Things a fleet operator MUST know before deploying, ranked by likelihood of biting real users:

  1. HTTPS is mandatory end-to-end. Cross-origin iframe cookies over plain HTTP are blocked by every modern browser (RFC 6265bis). The Native UI feature simply won't work HTTP-mode. Use self-signed certs during install; certbot on prod.
  2. Every SSO click lands on the PBX as user admin. Sso::DEFAULT_TARGET_USER = 'admin' is hardcoded. FreePBX-side audit shows admin for anything a manager operator did through SSO. Fine for solo-admin fleets; a real problem for multi-tenant / multi-operator use. Per-user SSO attribution is on the roadmap.
  3. Native UI iframe resets on tab switch. No cross-tab DOM persistence at v0.5. Every switch back to Native UI mints a fresh SSO token + reloads the iframe. Working as intended given the "each tab is a page nav" architecture. SPA-ify to fix.
  4. Boot-token race window. Between install.sh printing the setup URL and the operator claiming it, anyone with local read on /etc/customsso-manager/first-run.token could hijack the setup. Mitigation: claim the URL immediately after install, don't leave the box in setup-pending state.
  5. Master key on disk alongside the encrypted data — limited defense against full-disk theft. See LUKS tradeoffs in SECURITY.md. Manager BACKUPS must include the master key or all secrets are unrecoverable.
  6. Root SSH password used exactly once at pair time. A network capture during the pair TCP session (SSH is encrypted, so this needs a broken SSH cipher, MITM against the manager's Paramiko host-key check, or shoulder surfing on the operator) could yield the pre-wipe password. In practice: seconds of exposure, then destroyed on the PBX.

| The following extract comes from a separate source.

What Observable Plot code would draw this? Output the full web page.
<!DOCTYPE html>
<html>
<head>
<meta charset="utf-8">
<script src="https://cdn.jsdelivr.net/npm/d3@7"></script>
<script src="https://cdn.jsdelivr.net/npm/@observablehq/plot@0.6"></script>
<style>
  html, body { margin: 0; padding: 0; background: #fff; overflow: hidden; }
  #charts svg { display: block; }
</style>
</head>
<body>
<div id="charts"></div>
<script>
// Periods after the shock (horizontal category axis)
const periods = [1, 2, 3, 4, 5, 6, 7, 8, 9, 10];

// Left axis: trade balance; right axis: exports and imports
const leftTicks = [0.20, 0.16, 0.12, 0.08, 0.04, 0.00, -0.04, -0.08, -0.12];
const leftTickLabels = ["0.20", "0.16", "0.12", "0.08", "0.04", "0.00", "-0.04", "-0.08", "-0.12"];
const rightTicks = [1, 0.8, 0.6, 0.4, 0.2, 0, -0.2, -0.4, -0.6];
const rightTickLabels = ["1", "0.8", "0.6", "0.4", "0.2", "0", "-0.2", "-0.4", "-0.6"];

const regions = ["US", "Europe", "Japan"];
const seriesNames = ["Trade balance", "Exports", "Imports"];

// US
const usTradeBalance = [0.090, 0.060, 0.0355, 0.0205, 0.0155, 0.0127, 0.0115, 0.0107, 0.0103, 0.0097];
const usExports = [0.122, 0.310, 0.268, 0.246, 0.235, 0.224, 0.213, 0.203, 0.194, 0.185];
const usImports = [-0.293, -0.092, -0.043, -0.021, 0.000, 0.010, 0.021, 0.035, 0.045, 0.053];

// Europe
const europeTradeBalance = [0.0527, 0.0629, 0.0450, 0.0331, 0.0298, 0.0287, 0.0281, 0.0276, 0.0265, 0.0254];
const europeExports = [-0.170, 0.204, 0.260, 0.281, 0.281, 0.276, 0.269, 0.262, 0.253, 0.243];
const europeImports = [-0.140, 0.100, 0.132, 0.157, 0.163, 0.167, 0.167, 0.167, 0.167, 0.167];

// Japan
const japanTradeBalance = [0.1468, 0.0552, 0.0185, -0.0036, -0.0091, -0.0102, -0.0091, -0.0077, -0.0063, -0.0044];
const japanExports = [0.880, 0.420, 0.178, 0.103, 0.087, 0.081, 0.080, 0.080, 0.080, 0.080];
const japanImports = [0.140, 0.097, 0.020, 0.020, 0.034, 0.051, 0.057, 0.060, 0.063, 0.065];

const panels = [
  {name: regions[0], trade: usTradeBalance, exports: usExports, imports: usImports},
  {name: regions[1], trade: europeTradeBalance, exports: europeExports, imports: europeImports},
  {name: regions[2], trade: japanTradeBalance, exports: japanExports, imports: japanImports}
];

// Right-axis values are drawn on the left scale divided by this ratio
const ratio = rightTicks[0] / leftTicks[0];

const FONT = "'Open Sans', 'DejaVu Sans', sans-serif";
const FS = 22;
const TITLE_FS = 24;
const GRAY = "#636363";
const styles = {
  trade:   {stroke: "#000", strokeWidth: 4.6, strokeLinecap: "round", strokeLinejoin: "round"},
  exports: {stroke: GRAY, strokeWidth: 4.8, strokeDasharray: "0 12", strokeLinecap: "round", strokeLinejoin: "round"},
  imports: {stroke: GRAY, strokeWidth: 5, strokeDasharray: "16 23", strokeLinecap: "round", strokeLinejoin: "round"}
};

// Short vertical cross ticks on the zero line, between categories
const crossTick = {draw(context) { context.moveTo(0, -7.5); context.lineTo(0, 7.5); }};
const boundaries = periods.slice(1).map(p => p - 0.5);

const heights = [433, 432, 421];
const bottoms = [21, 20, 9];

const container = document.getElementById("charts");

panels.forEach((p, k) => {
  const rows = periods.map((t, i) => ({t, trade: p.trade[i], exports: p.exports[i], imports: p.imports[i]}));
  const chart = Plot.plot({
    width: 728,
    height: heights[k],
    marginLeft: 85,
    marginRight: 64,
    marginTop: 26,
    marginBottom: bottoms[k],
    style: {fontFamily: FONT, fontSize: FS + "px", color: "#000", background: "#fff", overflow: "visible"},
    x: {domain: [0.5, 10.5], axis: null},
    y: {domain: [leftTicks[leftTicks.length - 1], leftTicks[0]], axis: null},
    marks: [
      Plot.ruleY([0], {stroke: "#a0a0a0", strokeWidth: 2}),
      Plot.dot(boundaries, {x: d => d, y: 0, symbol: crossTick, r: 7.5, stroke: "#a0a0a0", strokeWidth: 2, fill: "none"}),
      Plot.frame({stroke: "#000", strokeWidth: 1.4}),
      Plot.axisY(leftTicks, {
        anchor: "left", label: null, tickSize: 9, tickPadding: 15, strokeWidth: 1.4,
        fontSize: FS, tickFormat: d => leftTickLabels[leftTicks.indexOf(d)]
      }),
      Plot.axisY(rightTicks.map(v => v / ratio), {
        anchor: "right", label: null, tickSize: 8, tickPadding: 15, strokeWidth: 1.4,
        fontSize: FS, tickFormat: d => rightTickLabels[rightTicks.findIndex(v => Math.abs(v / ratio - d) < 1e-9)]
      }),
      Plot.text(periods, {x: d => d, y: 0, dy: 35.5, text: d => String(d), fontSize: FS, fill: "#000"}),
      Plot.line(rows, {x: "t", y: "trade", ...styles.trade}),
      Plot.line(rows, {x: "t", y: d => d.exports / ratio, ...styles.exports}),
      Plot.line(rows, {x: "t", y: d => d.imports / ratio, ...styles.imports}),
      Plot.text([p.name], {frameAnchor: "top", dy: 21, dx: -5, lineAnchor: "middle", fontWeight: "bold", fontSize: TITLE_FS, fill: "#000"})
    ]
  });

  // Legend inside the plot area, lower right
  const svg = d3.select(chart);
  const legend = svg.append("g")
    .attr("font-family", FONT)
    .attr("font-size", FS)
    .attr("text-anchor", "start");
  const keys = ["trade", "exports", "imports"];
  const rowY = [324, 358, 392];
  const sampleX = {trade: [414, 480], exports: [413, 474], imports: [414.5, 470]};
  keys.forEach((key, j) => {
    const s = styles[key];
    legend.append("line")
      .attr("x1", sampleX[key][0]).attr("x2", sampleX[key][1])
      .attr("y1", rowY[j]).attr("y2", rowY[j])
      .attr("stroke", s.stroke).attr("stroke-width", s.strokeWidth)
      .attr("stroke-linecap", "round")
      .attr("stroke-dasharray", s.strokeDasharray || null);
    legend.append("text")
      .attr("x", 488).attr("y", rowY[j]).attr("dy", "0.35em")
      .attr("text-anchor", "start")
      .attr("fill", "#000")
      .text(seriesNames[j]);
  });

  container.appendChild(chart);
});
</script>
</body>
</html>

  7. Source-IP allowlist on the SSH authorized_keys line is single-IP (no CIDR, no multi-IP). A manager behind a load balancer or NAT change needs a re-pair or manual authorized_keys edit.
  8. No signed audit log — append-only by convention only. A root attacker on either host could doctor the audit table. Detect via off-host shipping (syslog forwarding, not bundled).
  9. The sidecar's SSH command allowlist for bulk operations is edited via the UI (Settings → Custom commands) — admins can define arbitrary shell templates. The templates run as root on every selected PBX. Treat the "admin" role as equivalent to fleet-wide root, per role docs.
  10. 2FA is email-code only. TOTP (authenticator apps) is v0.5+ candidate.